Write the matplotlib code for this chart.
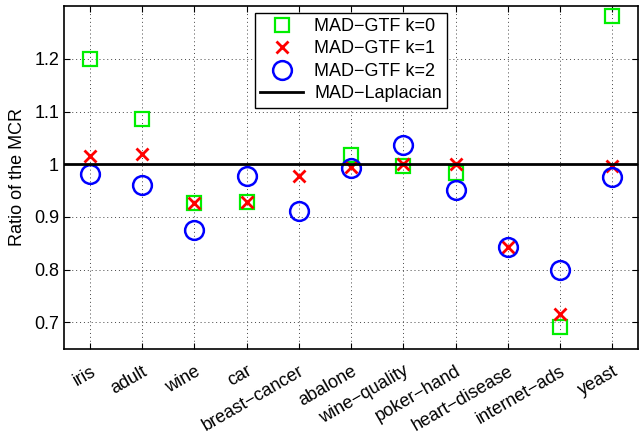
import numpy as np
from matplotlib import pyplot as plt

plt.rcParams['font.family'] = ['Liberation Sans', 'DejaVu Sans']

# 数据集名称
datasets = ['iris', 'adult', 'wine', 'car', 'breast−cancer', 'abalone',
            'wine−quality', 'poker−hand', 'heart−disease', 'internet−ads', 'yeast']

# 各方法相对 MAD-Laplacian 的 MCR 比值
ratio_k0 = [1.200, 1.085, 0.927, 0.928, np.nan, 1.017, 0.996, 0.984, np.nan, 0.692, 1.282]
ratio_k1 = [1.016, 1.020, 0.927, 0.929, 0.978, 0.995, 1.001, 1.001, 0.843, 0.716, 0.997]
ratio_k2 = [0.981, 0.961, 0.876, 0.978, 0.911, 0.992, 1.036, 0.951, 0.843, 0.800, 0.976]
baseline = 1.0

y_ticks = [0.7, 0.8, 0.9, 1.0, 1.1, 1.2]
y_tick_labels = ['0.7', '0.8', '0.9', '1', '1.1', '1.2']


def main():
    fig = plt.figure(figsize=(6.39, 4.36), dpi=100)
    ax = fig.add_axes([0.1, 0.2, 0.899, 0.786])

    x = np.arange(1, len(datasets) + 1)

    ax.plot(x, ratio_k0, linestyle='none', marker='s', markersize=10.5,
            markerfacecolor='none', markeredgecolor='#00ee00', markeredgewidth=1.6,
            label='MAD−GTF k=0')
    ax.plot(x, ratio_k1, linestyle='none', marker='x', markersize=8.5,
            color='red', markeredgewidth=2.0, label='MAD−GTF k=1')
    ax.plot(x, ratio_k2, linestyle='none', marker='o', markersize=13.5,
            markerfacecolor='none', markeredgecolor='blue', markeredgewidth=1.8,
            label='MAD−GTF k=2')
    ax.axhline(baseline, color='black', linewidth=2.0, label='MAD−Laplacian')

    ax.set_xlim(0.5, 11.5)
    ax.set_ylim(0.65, 1.3)
    ax.set_xticks(x)
    ax.set_xticklabels(datasets, rotation=30, ha='right', rotation_mode='anchor',
                       fontsize=13)
    ax.set_yticks(y_ticks)
    ax.set_yticklabels(y_tick_labels, fontsize=13)
    ax.set_ylabel('Ratio of the MCR', fontsize=13, labelpad=6)

    ax.tick_params(direction='in', top=True, right=True, length=4, width=0.8)
    ax.tick_params(axis='x', pad=10)
    ax.grid(True, linestyle=(0, (1, 3)), color='#444444', linewidth=0.7)
    for spine in ax.spines.values():
        spine.set_linewidth(1.2)

    # 图例放在上方中间偏左
    leg = ax.legend(loc='upper left', bbox_to_anchor=(0.332, 0.981), fontsize=13,
                    fancybox=False, framealpha=1, edgecolor='black',
                    handlelength=2.4, borderpad=0.3, labelspacing=0.3,
                    handletextpad=0.6, borderaxespad=0)
    leg.get_frame().set_linewidth(1.0)

    fig.savefig('out.png', dpi=100)


if __name__ == '__main__':
    main()
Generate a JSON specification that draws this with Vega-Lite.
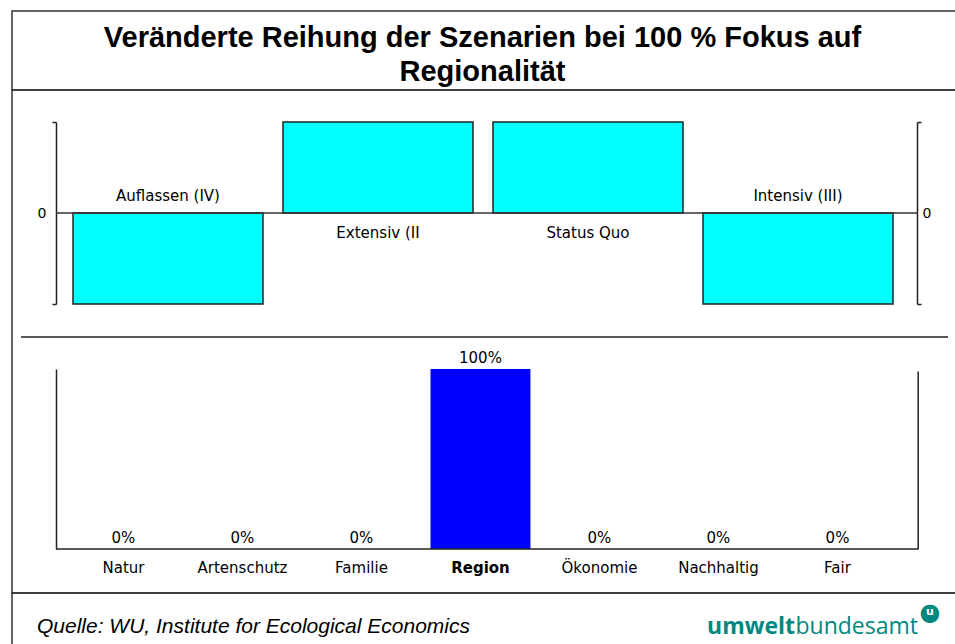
{
  "$schema": "https://vega.github.io/schema/vega-lite/v6.json",
  "padding": {"left": 11, "top": 10, "right": 0, "bottom": 0},
  "background": "white",
  "spacing": 0,
  "bounds": "flush",
  "config": {"view": {"stroke": "#333", "strokeWidth": 1.5}, "font": "DejaVu Sans"},
  "datasets": {
    "scen": [
      {"scenario": "Auflassen (IV)", "value": -1},
      {"scenario": "Extensiv (II", "value": 1},
      {"scenario": "Status Quo", "value": 1},
      {"scenario": "Intensiv (III)", "value": -1}
    ],
    "crit": [
      {"criterion": "Natur", "value": 0},
      {"criterion": "Artenschutz", "value": 0},
      {"criterion": "Familie", "value": 0},
      {"criterion": "Region", "value": 1},
      {"criterion": "Ökonomie", "value": 0},
      {"criterion": "Nachhaltig", "value": 0},
      {"criterion": "Fair", "value": 0}
    ]
  },
  "vconcat": [
    {
      "width": 950,
      "height": 79,
      "data": {"values": [{"title": ["Veränderte Reihung der Szenarien bei 100 % Fokus auf", "Regionalität"]}]},
      "mark": {"type": "text", "font": "Liberation Sans", "fontWeight": "bold", "fontSize": 29, "lineHeight": 34, "baseline": "middle", "align": "center", "dx": -4.5, "dy": -12.5, "color": "#000"},
      "encoding": {
        "x": {"datum": 0.5, "type": "quantitative", "scale": {"domain": [0, 1], "range": [0, 950]}, "axis": null},
        "text": {"field": "title"}
      }
    },
    {
      "width": 950,
      "height": 503,
      "resolve": {"scale": {"x": "independent", "y": "independent"}},
      "layer": [
        {
          "data": {"name": "scen"},
          "encoding": {
            "x": {"field": "scenario", "type": "nominal", "sort": null, "scale": {"range": [51, 891], "paddingInner": 0.0952, "paddingOuter": 0.0476}, "axis": null},
            "y": {"field": "value", "type": "quantitative", "scale": {"domain": [-1, 1], "range": [214, 32]},
              "axis": {"orient": "left", "offset": -44, "values": [-1, 0, 1], "labelExpr": "datum.value === 0 ? '0' : ''", "tickSize": 4, "tickColor": "#222", "tickWidth": 1.5,
                "tickOpacity": {"condition": {"test": "datum.value === 0", "value": 0}, "value": 1},
                "domainColor": "#222", "domainWidth": 1.5, "labelFont": "DejaVu Sans", "labelFontSize": 14, "labelColor": "#000", "labelPadding": 6, "grid": false, "title": null}}
          },
          "layer": [
            {"mark": {"type": "bar", "fill": "#00FFFF", "stroke": "#222", "strokeWidth": 1.5}},
            {"transform": [{"filter": "datum.value < 0"}], "mark": {"type": "text", "dy": -17, "fontSize": 15, "color": "#000", "baseline": "middle"}, "encoding": {"y": {"datum": 0, "type": "quantitative"}, "text": {"field": "scenario"}}},
            {"transform": [{"filter": "datum.value > 0"}], "mark": {"type": "text", "dy": 20, "fontSize": 15, "color": "#000", "baseline": "middle"}, "encoding": {"y": {"datum": 0, "type": "quantitative"}, "text": {"field": "scenario"}}}
          ]
        },
        {
          "data": {"values": [{"line": "zero"}]},
          "mark": {"type": "rule", "stroke": "#333", "strokeWidth": 1.5},
          "encoding": {
            "x": {"datum": 0, "type": "quantitative", "scale": {"domain": [0, 1], "range": [44, 905]}, "axis": null},
            "x2": {"datum": 1},
            "y": {"datum": 0, "type": "quantitative", "scale": {"domain": [-1, 1], "range": [214, 32]},
              "axis": {"orient": "right", "offset": -45, "values": [-1, 0, 1], "labelExpr": "datum.value === 0 ? '0' : ''", "tickSize": 4, "tickColor": "#222", "tickWidth": 1.5,
                "tickOpacity": {"condition": {"test": "datum.value === 0", "value": 0}, "value": 1},
                "domainColor": "#222", "domainWidth": 1.5, "labelFont": "DejaVu Sans", "labelFontSize": 14, "labelColor": "#000", "labelPadding": 1, "grid": false, "title": null}}
          }
        },
        {
          "data": {"values": [{"line": "separator"}]},
          "mark": {"type": "rule", "stroke": "#222", "strokeWidth": 1.5},
          "encoding": {
            "x": {"datum": 0, "type": "quantitative", "scale": {"domain": [0, 1], "range": [9, 936]}, "axis": null},
            "x2": {"datum": 1},
            "y": {"datum": 1, "type": "quantitative", "scale": {"domain": [0, 1], "range": [503, 247]}, "axis": null}
          }
        },
        {
          "data": {"name": "crit"},
          "encoding": {
            "x": {"field": "criterion", "type": "nominal", "sort": null, "scale": {"range": [44, 906], "paddingInner": 0.16, "paddingOuter": 0.2018, "align": 0.364}, "axis": null},
            "y": {"field": "value", "type": "quantitative", "scale": {"domain": [0, 1], "range": [459, 279]},
              "axis": {"orient": "left", "offset": -44, "ticks": false, "labels": false, "grid": false, "title": null, "domainColor": "#222", "domainWidth": 1.5}}
          },
          "layer": [
            {"mark": {"type": "bar", "fill": "#0000FF"}},
            {"mark": {"type": "text", "dy": -11, "fontSize": 15, "color": "#000", "baseline": "middle"}, "encoding": {"text": {"field": "value", "type": "quantitative", "format": ".0%"}}},
            {"transform": [{"filter": "datum.criterion !== 'Region'"}], "mark": {"type": "text", "dy": 19, "fontSize": 15, "color": "#000", "baseline": "middle"}, "encoding": {"y": {"datum": 0, "type": "quantitative"}, "text": {"field": "criterion"}}},
            {"transform": [{"filter": "datum.criterion === 'Region'"}], "mark": {"type": "text", "dy": 19, "fontSize": 15, "fontWeight": "bold", "color": "#000", "baseline": "middle"}, "encoding": {"y": {"datum": 0, "type": "quantitative"}, "text": {"field": "criterion"}}}
          ]
        },
        {
          "data": {"values": [{"line": "baseline"}]},
          "mark": {"type": "rule", "stroke": "#222", "strokeWidth": 1.5},
          "encoding": {
            "x": {"datum": 0, "type": "quantitative", "scale": {"domain": [0, 1], "range": [44, 906]}, "axis": null},
            "x2": {"datum": 1},
            "y": {"datum": 0, "type": "quantitative", "scale": {"domain": [0, 1], "range": [459, 281]},
              "axis": {"orient": "right", "offset": -44.3, "ticks": false, "labels": false, "grid": false, "title": null, "domainColor": "#222", "domainWidth": 1.5}}
          }
        }
      ]
    },
    {
      "width": 950,
      "height": 68,
      "encoding": {"x": {"datum": 0, "type": "quantitative", "scale": {"domain": [0, 1], "range": [25, 906]}, "axis": null}},
      "layer": [
        {"data": {"values": [{"source": "Quelle: WU, Institute for Ecological Economics"}]},
          "mark": {"type": "text", "align": "left", "baseline": "middle", "font": "Liberation Sans", "fontStyle": "italic", "fontSize": 21, "color": "#000"},
          "encoding": {"text": {"field": "source"}}},
        {"data": {"values": [{"logo": "bundesamt"}]},
          "mark": {"type": "text", "align": "right", "baseline": "middle", "font": "Open Sans", "fontSize": 23, "color": "#00877F"},
          "encoding": {"x": {"datum": 1, "type": "quantitative"}, "text": {"field": "logo"}}},
        {"data": {"values": [{"logo": "umwelt"}]},
          "mark": {"type": "text", "align": "right", "baseline": "middle", "font": "Open Sans", "fontWeight": "bold", "fontSize": 23, "color": "#00877F", "dx": -123},
          "encoding": {"x": {"datum": 1, "type": "quantitative"}, "text": {"field": "logo"}}},
        {"data": {"values": [{"logo": "●"}]},
          "mark": {"type": "text", "align": "center", "baseline": "middle", "font": "DejaVu Sans", "fontSize": 24, "color": "#00877F", "dx": 12, "dy": -14},
          "encoding": {"x": {"datum": 1, "type": "quantitative"}, "text": {"field": "logo"}}},
        {"data": {"values": [{"logo": "u"}]},
          "mark": {"type": "text", "align": "center", "baseline": "middle", "font": "DejaVu Sans", "fontWeight": "bold", "fontSize": 11, "color": "#FFFFFF", "dx": 12, "dy": -15},
          "encoding": {"x": {"datum": 1, "type": "quantitative"}, "text": {"field": "logo"}}}
      ]
    }
  ]
}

**TASK TO CARRY OUT**
Extract each line holding the string "matplotlib".

**THE RESPONSE**
Write the matplotlib code for this chart.
from matplotlib import pyplot as plt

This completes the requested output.